[DATA BLOCK]
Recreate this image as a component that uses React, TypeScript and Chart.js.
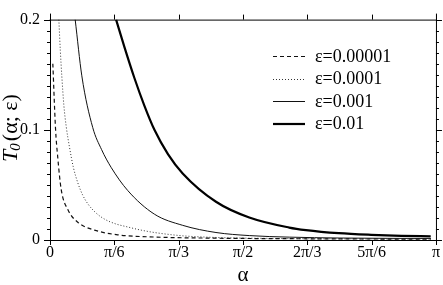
import React, { useEffect, useRef } from "react";
import { Chart, registerables } from "chart.js";

Chart.register(...registerables);

const PI = Math.PI;
const X_TICK_VALUES = [0, PI / 6, PI / 3, PI / 2, (2 * PI) / 3, (5 * PI) / 6, PI];
const X_TICK_LABELS = ["0", "π/6", "π/3", "π/2", "2π/3", "5π/6", "π"];
const Y_TICK_VALUES = [0, 0.1, 0.2];
const Y_TICK_LABELS = ["0", "0.1", "0.2"];
const Y_MINOR_STEP = 0.01;
const SERIES_LABELS = ["ε=0.00001", "ε=0.0001", "ε=0.001", "ε=0.01"];

// ε = 0.00001
const alphaA = [0.023, 0.045, 0.063, 0.091, 0.145, 0.226, 0.362, 0.551, 0.85, 1.31, 2.09, 2.62, 3.1];
const tA = [0.16, 0.101, 0.075, 0.046, 0.0276, 0.0161, 0.009, 0.0047, 0.0027, 0.0017, 0.0011, 0.0009, 0.0008];
// ε = 0.0001
const alphaB = [0.072, 0.084, 0.096, 0.113, 0.132, 0.159, 0.19, 0.226, 0.265, 0.307, 0.37, 0.443, 0.53, 0.633, 0.74, 0.85, 1.08, 1.35, 1.83, 2.62, 3.1];
const tB = [0.2, 0.172, 0.149, 0.122, 0.103, 0.084, 0.066, 0.052, 0.041, 0.033, 0.025, 0.019, 0.0148, 0.0118, 0.009, 0.0068, 0.0038, 0.0023, 0.0014, 0.001, 0.0009];
// ε = 0.001
const alphaC = [0.205, 0.259, 0.348, 0.42, 0.497, 0.632, 0.849, 1.08, 1.351, 1.622, 1.947, 2.36, 2.75, 3.1];
const tC = [0.2, 0.149, 0.102, 0.082, 0.066, 0.045, 0.0235, 0.0133, 0.0068, 0.004, 0.0026, 0.0018, 0.0015, 0.0014];
// ε = 0.01
const alphaD = [0.538, 0.606, 0.687, 0.768, 0.85, 0.96, 1.08, 1.351, 1.622, 1.947, 2.083, 2.35, 2.614, 2.86, 3.099];
const tD = [0.2, 0.175, 0.147, 0.122, 0.1, 0.078, 0.0604, 0.0347, 0.0204, 0.0113, 0.009, 0.0062, 0.0047, 0.0038, 0.0033];

const SERIF = "'Liberation Serif', 'DejaVu Serif', serif";

const STYLES = [
  { width: 1.2, dash: [4, 3], color: "#111" },
  { width: 1, dash: [1, 2], color: "#333" },
  { width: 1, dash: [] as number[], color: "#111" },
  { width: 2.2, dash: [] as number[], color: "#000" },
];

function toPoints(xs: number[], ys: number[]) {
  return xs.map((x, i) => ({ x, y: ys[i] }));
}

const framePlugin = {
  id: "frame",
  afterDraw(chart: any) {
    const { ctx, chartArea } = chart;
    const { left, right, top, bottom } = chartArea;
    const xs = chart.scales.x;
    const ys = chart.scales.y;
    ctx.save();
    ctx.strokeStyle = "#000";
    ctx.lineWidth = 1;
    ctx.setLineDash([]);
    ctx.beginPath();
    ctx.moveTo(left - 0.5, top + 0.5);
    ctx.lineTo(right + 0.5, top + 0.5);
    ctx.moveTo(left + 0.5, top - 6);
    ctx.lineTo(left + 0.5, bottom + 0.5);
    ctx.moveTo(left - 6, bottom + 0.5);
    ctx.lineTo(right + 4, bottom + 0.5);
    ctx.moveTo(right + 0.5, top - 6);
    ctx.lineTo(right + 0.5, bottom + 0.5);
    X_TICK_VALUES.forEach((v) => {
      const px = Math.round(xs.getPixelForValue(v)) + 0.5;
      ctx.moveTo(px, bottom);
      ctx.lineTo(px, bottom + 5);
      ctx.moveTo(px, top);
      ctx.lineTo(px, top - 5);
    });
    for (let i = 0; i <= 20; i++) {
      const v = i * Y_MINOR_STEP;
      const py = Math.round(ys.getPixelForValue(v)) + 0.5;
      const major = i % 10 === 0;
      const len = major ? 6 : 3;
      ctx.moveTo(left, py);
      ctx.lineTo(left - len, py);
      ctx.moveTo(right, py);
      ctx.lineTo(right + len, py);
    }
    ctx.stroke();

    // axis titles
    ctx.fillStyle = "#000";
    ctx.font = `21px ${SERIF}`;
    ctx.textAlign = "center";
    ctx.textBaseline = "middle";
    ctx.fillText("α", (left + right) / 2, 275);

    ctx.save();
    ctx.translate(10, 128);
    ctx.rotate(-Math.PI / 2);
    const fT = `italic 22px ${SERIF}`;
    const fSub = `italic 15px ${SERIF}`;
    const fRest = `22px ${SERIF}`;
    ctx.font = fT;
    const wT = ctx.measureText("T").width;
    ctx.font = fSub;
    const wS = ctx.measureText("0").width;
    ctx.font = fRest;
    const rest = "(α; ε)";
    const wR = ctx.measureText(rest).width;
    const total = wT + wS + wR + 1;
    let cx = -total / 2;
    ctx.textAlign = "left";
    ctx.textBaseline = "alphabetic";
    ctx.font = fT;
    ctx.fillText("T", cx, 7);
    cx += wT - 1;
    ctx.font = fSub;
    ctx.fillText("0", cx, 10);
    cx += wS + 2;
    ctx.font = fRest;
    ctx.fillText(rest, cx, 7);
    ctx.restore();

    // legend
    const rowY = [56, 78.5, 101, 123.5];
    ctx.font = `18px ${SERIF}`;
    ctx.textAlign = "left";
    ctx.textBaseline = "middle";
    SERIES_LABELS.forEach((lab, i) => {
      const st = STYLES[i];
      ctx.beginPath();
      ctx.strokeStyle = st.color;
      ctx.lineWidth = st.width;
      ctx.setLineDash(st.dash);
      const y = Math.round(rowY[i]) + (st.width < 2 ? 0.5 : 0);
      ctx.moveTo(273, y);
      ctx.lineTo(305, y);
      ctx.stroke();
      ctx.setLineDash([]);
      ctx.fillStyle = "#000";
      ctx.fillText(lab, 315, rowY[i] + 1);
    });
    ctx.restore();
  },
};

export default function App() {
  const ref = useRef<HTMLCanvasElement | null>(null);
  useEffect(() => {
    document.body.style.margin = "0";
    const canvas = ref.current;
    if (!canvas) return;
    const series = [
      [alphaA, tA],
      [alphaB, tB],
      [alphaC, tC],
      [alphaD, tD],
    ];
    const chart = new Chart(canvas, {
      type: "line",
      data: {
        datasets: series.map(([xs, ys], i) => ({
          label: SERIES_LABELS[i],
          data: toPoints(xs, ys),
          borderColor: STYLES[i].color,
          borderWidth: STYLES[i].width,
          borderDash: STYLES[i].dash,
          pointRadius: 0,
          fill: false,
          cubicInterpolationMode: "monotone" as const,
        })),
      },
      options: {
        responsive: false,
        animation: false,
        devicePixelRatio: 1,
        layout: { padding: { top: 7, right: 6, left: 0, bottom: 0 } },
        plugins: { legend: { display: false }, tooltip: { enabled: false } },
        scales: {
          x: {
            type: "linear",
            min: 0,
            max: PI,
            grid: { display: false, drawTicks: false },
            border: { display: false },
            afterBuildTicks: (scale: any) => {
              scale.ticks = X_TICK_VALUES.map((v) => ({ value: v }));
            },
            afterFit: (scale: any) => {
              scale.height = 45;
            },
            ticks: {
              autoSkip: false,
              maxRotation: 0,
              padding: 3,
              color: "#000",
              font: { family: SERIF, size: 16 },
              callback: (_v: any, i: number) => X_TICK_LABELS[i],
            },
          },
          y: {
            type: "linear",
            min: 0,
            max: 0.2,
            grid: { display: false, drawTicks: false },
            border: { display: false },
            afterBuildTicks: (scale: any) => {
              scale.ticks = Y_TICK_VALUES.map((v) => ({ value: v }));
            },
            afterFit: (scale: any) => {
              scale.width = 50;
            },
            ticks: {
              padding: 10,
              color: "#000",
              font: { family: SERIF, size: 16 },
              callback: (_v: any, i: number) => Y_TICK_LABELS[i],
            },
          },
        },
      },
      plugins: [framePlugin],
    });
    return () => chart.destroy();
  }, []);
  return (
    <div style={{ width: 443, height: 285, background: "#fff" }}>
      <canvas ref={ref} width={443} height={285} style={{ display: "block" }} />
    </div>
  );
}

[WHAT IS EXPECTED] Exactly as they appear, print the lines of the listing above from its first line through the line that contains "Chart.register(...registerables);", minus the pictures.

[EXPECTED OUTPUT]
Recreate this image as a component that uses React, TypeScript and Chart.js.
import React, { useEffect, useRef } from "react";
import { Chart, registerables } from "chart.js";

Chart.register(...registerables);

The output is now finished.